We next passed through Mahone Bay, with its famous harbor view of three churches, before reaching my most-anticipated stop, Peggy’s Cove, the quintessential, quaint fishing village that is home to Peggy’s Point lighthouse, perched atop huge granite boulders. Artists discovered it shortly after it was built in 1915, and shutterbugs have made it the most photographed lighthouse in the world.

When we learned of Halifax’s ties to the Titanic shipwreck, we requested a stop at Fairview Lawn Cemetery, the final resting place of 121 bodies recovered by Halifax-based vessels after the sinking of the Titanic. We had time for a poignant stroll through the three rows of small granite markers — the largest number of Titanic graves in the world —laid out in the shape of a ship’s bow, before returning to the port.

Bar Harbor, Maine

Upon reaching Bar Harbor, Maine, our last port of call, we passed through U.S. Customs and boarded a bus for a driving tour of Acadia National Park, which is visited annually by nearly 2.5 million people and attracts crowds from September to mid-October with spectacular displays of fall foliage.

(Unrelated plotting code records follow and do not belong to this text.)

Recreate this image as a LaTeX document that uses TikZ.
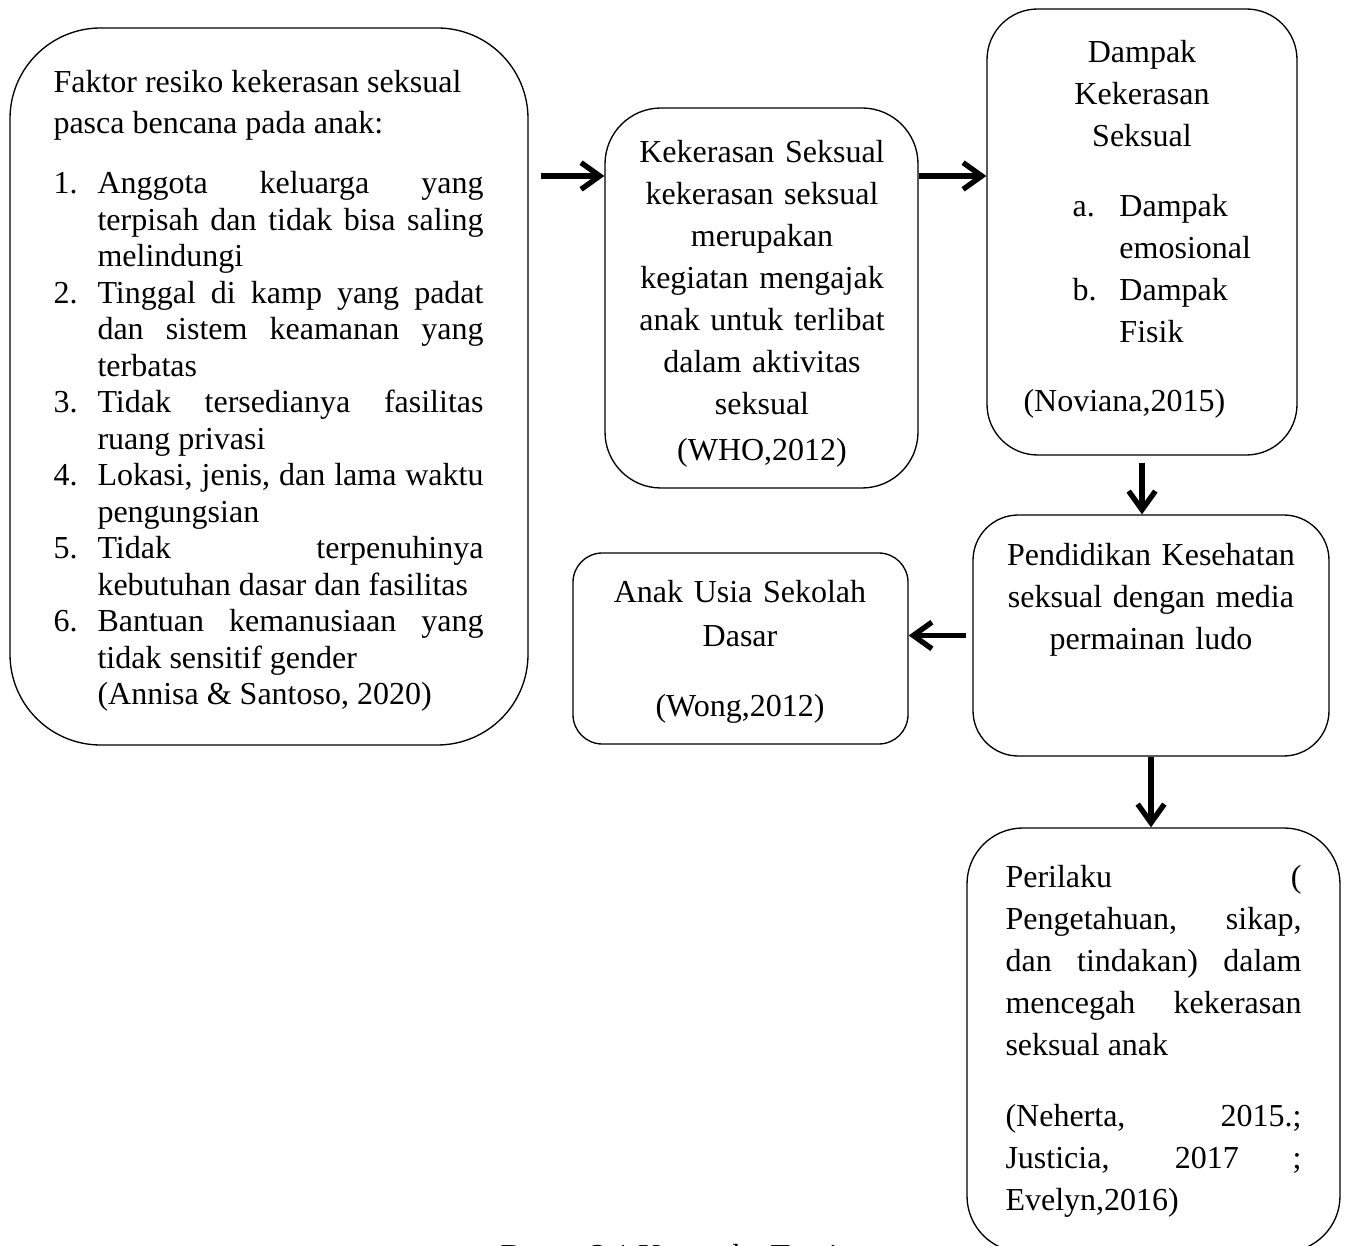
\documentclass[tikz,border=0pt]{standalone}
\usepackage{fontspec}
\setmainfont{Liberation Serif}
\usetikzlibrary{arrows.meta,fit}
\tolerance=10000
\hbadness=10000
\hyphenpenalty=10000
\exhyphenpenalty=10000
\adjdemerits=0
\newcommand{\butir}[2][16.5pt]{\hangindent=#1\hangafter=1\makebox[#1][l]{#2}\ignorespaces}
\tikzset{
  kotak/.style={draw, line width=0.5pt, rounded corners=#1, inner sep=0pt},
  teks/.style={inner sep=0pt, font=\fontsize{12pt}{15.75pt}\selectfont},
  panah/.style={line width=2pt, -{Straight Barb[length=7pt,width=10pt]}},
}
\begin{document}
\begin{tikzpicture}[x=0.375pt, y=-0.375pt]
\useasboundingbox (0,0) rectangle (1345,1246);

\node[kotak=34pt, fit={(10,28) (528,745)}] (faktor) {};
\node[kotak=21pt, fit={(605,108) (918,488)}] (kekerasan) {};
\node[kotak=19pt, fit={(987,9) (1297,455)}] (dampak) {};
\node[kotak=17pt, fit={(973,515) (1329,756)}] (pendidikan) {};
\node[kotak=11pt, fit={(573,553) (908,744)}] (anak) {};
\node[kotak=21pt, fit={(967,828) (1340,1252)}] (perilaku) {};

\node[teks, text width=161.25pt, align=justify, anchor=base west,
  font=\fontsize{12pt}{13.7pt}\selectfont] (faktorteks) at (53,93) {%
Faktor resiko kekerasan seksual\\[1.5pt] pasca bencana pada anak:\par\vspace{8.8pt}
\butir{1.}Anggota keluarga yang\linebreak terpisah dan tidak bisa saling\linebreak melindungi\par
\butir{2.}Tinggal di kamp yang padat\linebreak dan sistem keamanan yang\linebreak terbatas\par
\butir{3.}Tidak tersedianya fasilitas\linebreak ruang privasi\par
\butir{4.}Lokasi, jenis, dan lama waktu\linebreak pengungsian\par
\butir{5.}Tidak terpenuhinya\linebreak kebutuhan dasar dan fasilitas\par
\butir{6.}Bantuan kemanusiaan yang\linebreak tidak sensitif gender\newline (Annisa \& Santoso, 2020)\par};

\node[teks, text width=110pt, align=center, anchor=base] (kekerasanteks) at (762,163)
  {Kekerasan Seksual\\ kekerasan seksual\\ merupakan\\ kegiatan mengajak\\ anak untuk terlibat\\ dalam aktivitas\\ seksual\\[1.5pt] (WHO,2012)};

\node[teks, text width=100pt, align=center, anchor=base] (dampakjudul) at (1142,63) {Dampak\\ Kekerasan\\ Seksual};
\node[teks, text width=70pt, align=left, anchor=base west] (dampakisi) at (1072,217)
  {\butir[17.6pt]{a.}Dampak\newline emosional\par\butir[17.6pt]{b.}Dampak\newline Fisik\par};
\node[teks, anchor=base west] (dampaksumber) at (1023,412) {(Noviana,2015)};

\node[teks, text width=125pt, align=center, anchor=base] (pendidikanteks) at (1151,566)
  {Pendidikan Kesehatan\\ seksual dengan media\\ permainan ludo};

\node[teks, text width=115pt, align=center, anchor=base] (anakteks) at (740,603)
  {Anak Usia Sekolah\\[0.4pt] Dasar\\[10.5pt] (Wong,2012)};

\node[teks, text width=111pt, align=justify, anchor=base west] (perilakuteks) at (1005,887) {%
Perilaku (\linebreak Pengetahuan, sikap,\linebreak dan tindakan) dalam\linebreak mencegah kekerasan\linebreak seksual anak\par\vspace{11pt}
(Neherta, 2015.;\linebreak Justicia, 2017 ;\linebreak Evelyn,2016)\par};

\node[teks, anchor=base west] (judul) at (500,1266) {Bagan 3.1 Kerangka Teori};

\coordinate (baris) at (0,176);
\draw[panah, shorten <=4.5pt] (faktor.east |- baris) -- (kekerasan.west |- baris);
\draw[panah] (kekerasan.east |- baris) -- (dampak.west |- baris);
\draw[panah, shorten <=2.6pt] (dampak.south) -- (pendidikan.north -| dampak.south);
\draw[panah, shorten <=2.2pt] (pendidikan.west) -- (anak.east |- pendidikan.west);
\draw[panah] (pendidikan.south) -- (perilaku.north -| pendidikan.south);
\end{tikzpicture}
\end{document}
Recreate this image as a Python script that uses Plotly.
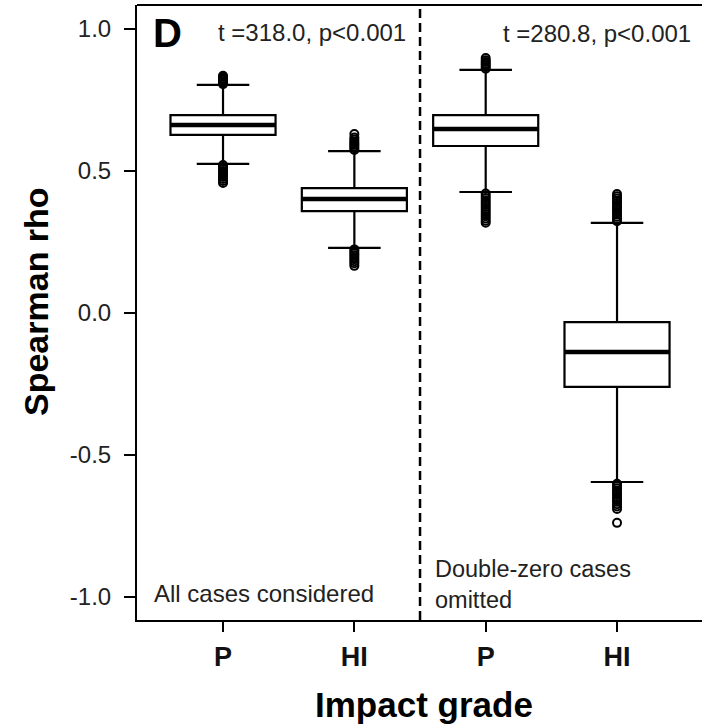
import plotly.graph_objects as go

# ---- data ----
positions = [1, 2, 3, 4]
tick_labels = ["P", "HI", "P", "HI"]
q1 = [0.627, 0.359, 0.588, -0.260]
median = [0.662, 0.401, 0.648, -0.137]
q3 = [0.697, 0.440, 0.697, -0.032]
lower_whisker = [0.525, 0.229, 0.426, -0.595]
upper_whisker = [0.803, 0.570, 0.856, 0.317]

outliers_p1 = [0.806, 0.811, 0.816, 0.821, 0.826, 0.831, 0.835,
               0.521, 0.514, 0.507, 0.500, 0.493, 0.486, 0.479, 0.472, 0.465, 0.458]
outliers_hi1 = [0.574, 0.580, 0.586, 0.592, 0.598, 0.604, 0.611, 0.618, 0.630,
                0.224, 0.217, 0.210, 0.203, 0.196, 0.189, 0.182, 0.175, 0.166]
outliers_p2 = [0.860, 0.866, 0.872, 0.878, 0.884, 0.890, 0.898,
               0.421, 0.413, 0.405, 0.397, 0.389, 0.381, 0.373, 0.365, 0.357,
               0.349, 0.341, 0.333, 0.325, 0.318]
outliers_hi2 = [0.323, 0.331, 0.339, 0.347, 0.355, 0.363, 0.371, 0.379, 0.387,
                0.395, 0.403, 0.411, 0.419,
                -0.601, -0.609, -0.617, -0.625, -0.633, -0.641, -0.649, -0.657,
                -0.665, -0.673, -0.681, -0.690, -0.739]
outliers = [outliers_p1, outliers_hi1, outliers_p2, outliers_hi2]

stat_texts = ["t =318.0, p<0.001", "t =280.8, p<0.001"]
panel_texts = ["All cases considered", "Double-zero cases<br>omitted"]
panel_letter = "D"
x_title = "Impact grade"
y_title = "Spearman rho"

FONT = "Liberation Sans, Arial, sans-serif"
box_w = 0.8

fig = go.Figure()
for i, x in enumerate(positions):
    fig.add_trace(go.Box(
        x=[x], q1=[q1[i]], median=[median[i]], q3=[q3[i]],
        lowerfence=[lower_whisker[i]], upperfence=[upper_whisker[i]],
        width=box_w, whiskerwidth=0.5,
        fillcolor="white", line=dict(color="black", width=2.2),
        boxpoints=False, showlegend=False, hoverinfo="skip",
    ))
    # thick median line
    fig.add_trace(go.Scatter(
        x=[x - box_w / 2, x + box_w / 2], y=[median[i], median[i]],
        mode="lines", line=dict(color="black", width=4.5),
        showlegend=False, hoverinfo="skip",
    ))
    fig.add_trace(go.Scatter(
        x=[x] * len(outliers[i]), y=outliers[i], mode="markers",
        marker=dict(symbol="circle-open", size=8, color="black",
                    line=dict(color="black", width=2)),
        showlegend=False, hoverinfo="skip",
    ))

# frame top line and dashed separator
fig.add_shape(type="line", xref="paper", yref="paper", x0=0, x1=1, y0=1, y1=1,
              line=dict(color="black", width=2))
fig.add_shape(type="line", xref="x", yref="paper", x0=2.5, x1=2.5, y0=0, y1=1,
              line=dict(color="black", width=2.5, dash="9px,5px"))

W, H = 702, 726
L, R, T, B = 137, 0, 5, 106
pw, ph = W - L - R, H - T - B

def px_x(px):
    return (px - L) / pw

def px_y(py):
    return (H - B - py) / ph

fig.add_annotation(text=f"<b>{panel_letter}</b>", xref="paper", yref="paper",
                   x=px_x(151), y=px_y(33), xanchor="left", yanchor="middle",
                   showarrow=False, font=dict(family=FONT, size=40, color="black"))
fig.add_annotation(text=stat_texts[0], xref="paper", yref="paper",
                   x=px_x(408), y=px_y(32), xanchor="right", yanchor="middle",
                   showarrow=False, font=dict(family=FONT, size=24, color="#222"))
fig.add_annotation(text=stat_texts[1], xref="paper", yref="paper",
                   x=px_x(693), y=px_y(33), xanchor="right", yanchor="middle",
                   showarrow=False, font=dict(family=FONT, size=24, color="#222"))
fig.add_annotation(text=panel_texts[0], xref="paper", yref="paper",
                   x=px_x(152), y=px_y(593), xanchor="left", yanchor="middle",
                   showarrow=False, font=dict(family=FONT, size=24, color="#222"))
fig.add_annotation(text=panel_texts[1], xref="paper", yref="paper",
                   x=px_x(433), y=px_y(584), xanchor="left", yanchor="middle",
                   align="left", showarrow=False,
                   font=dict(family=FONT, size=23.5, color="#222"))
fig.add_annotation(text=f"<b>{x_title}</b>", xref="paper", yref="paper",
                   x=px_x(424), y=px_y(704), xanchor="center", yanchor="middle",
                   showarrow=False, font=dict(family=FONT, size=35, color="black"))
fig.add_annotation(text=f"<b>{y_title}</b>", xref="paper", yref="paper",
                   x=px_x(36), y=px_y(302), xanchor="center", yanchor="middle",
                   textangle=-90, showarrow=False,
                   font=dict(family=FONT, size=34, color="black"))

fig.update_layout(
    width=W, height=H,
    margin=dict(l=L, r=R, t=T, b=B),
    paper_bgcolor="white", plot_bgcolor="white",
    font=dict(family=FONT, color="black"),
    showlegend=False,
)
fig.update_xaxes(
    range=[0.345, 4.647], tickvals=positions,
    ticktext=[f"<b>{t}</b>" for t in tick_labels],
    showgrid=False, zeroline=False, showline=True, linecolor="black", linewidth=2,
    ticks="outside", ticklen=10, tickwidth=2, tickcolor="black",
    tickfont=dict(family=FONT, size=27, color="#111"),
    ticklabelstandoff=2,
)
fig.update_yaxes(
    range=[-1.081, 1.0845], tickvals=[-1.0, -0.5, 0.0, 0.5, 1.0],
    ticktext=["-1.0", "-0.5", "0.0", "0.5", "1.0"],
    showgrid=False, zeroline=False, showline=True, linecolor="black", linewidth=2,
    ticks="outside", ticklen=11, tickwidth=2, tickcolor="black",
    tickfont=dict(family=FONT, size=24, color="#222"),
    ticklabelstandoff=8,
)

fig.write_html("out.html", config={"displayModeBar": False},
               post_script="document.body.style.margin='0';document.body.style.overflow='hidden';")
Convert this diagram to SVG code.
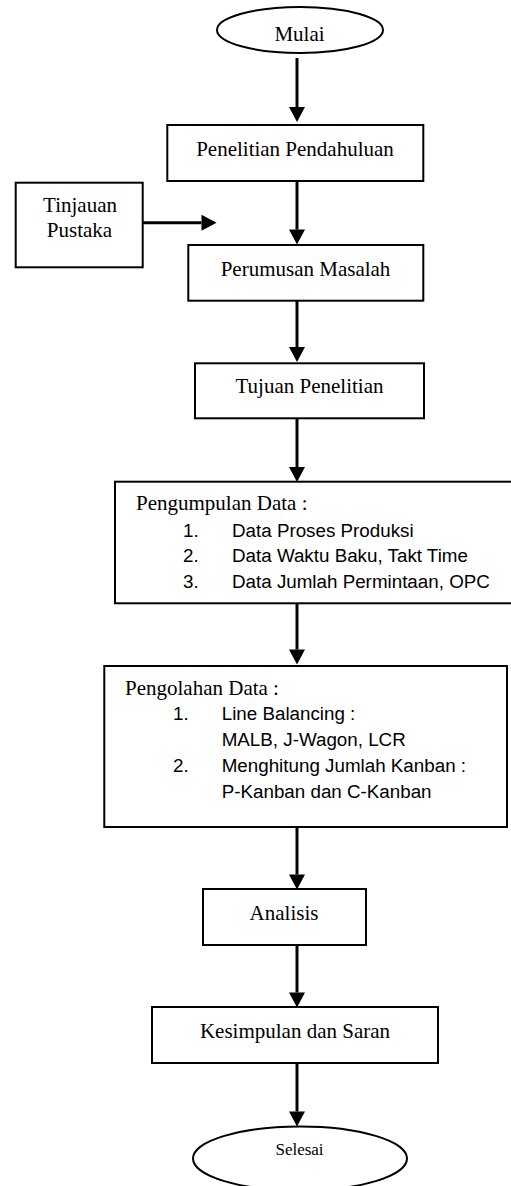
<svg xmlns="http://www.w3.org/2000/svg" width="511" height="1186" viewBox="0 0 511 1186">
  <style>
    .box { fill: #fff; stroke: #000; stroke-width: 2; }
    .conn { stroke: #000; stroke-width: 3; fill: none; }
    .serif { font-family: "Liberation Serif", "Times New Roman", serif; font-size: 21px; fill: #000; }
    .sans { font-family: "Liberation Sans", Arial, sans-serif; font-size: 18.8px; fill: #000; }
    .mid { text-anchor: middle; }
  </style>
  <defs>
    <marker id="arrow" markerUnits="userSpaceOnUse" markerWidth="16" markerHeight="16" refX="0" refY="8" orient="auto" overflow="visible">
      <path d="M0,0 L15,8 L0,16 Z" fill="#000"/>
    </marker>
  </defs>
  <rect width="511" height="1186" fill="#fff"/>

  <g id="connectors">
    <line class="conn" x1="297" y1="58" x2="297" y2="107" marker-end="url(#arrow)"/>
    <line class="conn" x1="297" y1="181" x2="297" y2="229.5" marker-end="url(#arrow)"/>
    <line class="conn" x1="142.7" y1="222.7" x2="201.5" y2="222.7" marker-end="url(#arrow)"/>
    <line class="conn" x1="297" y1="300.7" x2="297" y2="347" marker-end="url(#arrow)"/>
    <line class="conn" x1="297" y1="418.3" x2="297" y2="467" marker-end="url(#arrow)"/>
    <line class="conn" x1="297" y1="603.3" x2="297" y2="649.5" marker-end="url(#arrow)"/>
    <line class="conn" x1="297" y1="827" x2="297" y2="874.5" marker-end="url(#arrow)"/>
    <line class="conn" x1="297" y1="945" x2="297" y2="992.5" marker-end="url(#arrow)"/>
    <line class="conn" x1="297" y1="1063" x2="297" y2="1111.5" marker-end="url(#arrow)"/>
  </g>

  <g id="mulai">
    <ellipse class="box" cx="300" cy="30" rx="83" ry="23"/>
    <text class="serif mid" x="299.5" y="41">Mulai</text>
  </g>

  <g id="penelitian-pendahuluan">
    <rect class="box" x="167.3" y="125" width="256" height="56"/>
    <text class="serif mid" x="295" y="156">Penelitian Pendahuluan</text>
  </g>

  <g id="tinjauan-pustaka">
    <rect class="box" x="15.7" y="182.7" width="127" height="84.6"/>
    <text class="serif mid" x="80" y="211.7">Tinjauan</text>
    <text class="serif mid" x="79.5" y="237.3">Pustaka</text>
  </g>

  <g id="perumusan-masalah">
    <rect class="box" x="188.3" y="245" width="235" height="55.7"/>
    <text class="serif mid" x="305.5" y="276">Perumusan Masalah</text>
  </g>

  <g id="tujuan-penelitian">
    <rect class="box" x="195" y="363.3" width="229" height="55"/>
    <text class="serif mid" x="309.5" y="393.3">Tujuan Penelitian</text>
  </g>

  <g id="pengumpulan-data">
    <rect class="box" x="115" y="481.7" width="402" height="121.6"/>
    <text class="serif" x="136" y="510">Pengumpulan Data :</text>
    <text class="sans" x="183" y="536.5">1.</text>
    <text class="sans" x="232" y="536.5">Data Proses Produksi</text>
    <text class="sans" x="183" y="562">2.</text>
    <text class="sans" x="232" y="562">Data Waktu Baku, Takt Time</text>
    <text class="sans" x="183" y="588">3.</text>
    <text class="sans" x="232" y="588">Data Jumlah Permintaan, OPC</text>
  </g>

  <g id="pengolahan-data">
    <rect class="box" x="104.3" y="666" width="402.7" height="161"/>
    <text class="serif" x="125" y="695">Pengolahan Data :</text>
    <text class="sans" x="173" y="720">1.</text>
    <text class="sans" x="221.7" y="720">Line Balancing :</text>
    <text class="sans" x="221.7" y="746">MALB, J-Wagon, LCR</text>
    <text class="sans" x="173" y="772">2.</text>
    <text class="sans" x="221.7" y="772">Menghitung Jumlah Kanban :</text>
    <text class="sans" x="221.7" y="798">P-Kanban dan C-Kanban</text>
  </g>

  <g id="analisis">
    <rect class="box" x="203" y="889" width="163" height="56"/>
    <text class="serif mid" x="284" y="920">Analisis</text>
  </g>

  <g id="kesimpulan-dan-saran">
    <rect class="box" x="152" y="1007" width="286" height="56"/>
    <text class="serif mid" x="295" y="1038">Kesimpulan dan Saran</text>
  </g>

  <g id="selesai">
    <ellipse class="box" cx="300" cy="1158.5" rx="107" ry="32"/>
    <text class="serif mid" x="299.5" y="1155" style="font-size:17px">Selesai</text>
  </g>
</svg>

From Cadillac Mountain, the park’s highest peak at 1,530 feet, 100 miles of Maine’s rugged coastline can be seen on a clear day. For us, however, fog continued to roll in as we reached the top, dashing our hopes of photographing the view.

But all was not lost. A lobster meal with all the trimmings awaited us as we returned to Bar Harbor, and we were taught how to extract the sweet meat from the shell in order to enjoy every morsel.

Our final excursion was aboard a lobster boat, where our host, Captain John, gave us an insight into the life of a commercial lobsterman. It was exciting to watch him haul in the traps and see how many lobsters had taken the bait, sometimes along with a crab or two.

He also gave us lessons on the anatomy and life cycle of these crustaceans that, besides being eaten boiled, grilled, on a roll and in chowder, also make it into ice cream in these parts.

Tasting is believing, so afterward, we took a stroll down Bar Harbor’s Main Street to Ben & Bill’s Chocolate Emporium, where lobster ice cream is sold. After a hesitant first bite, I was ready for a second and found that the tiny, semi-frozen lobster bits mixed in creamy vanilla created a surprisingly tasty treat. If you go, give it a try.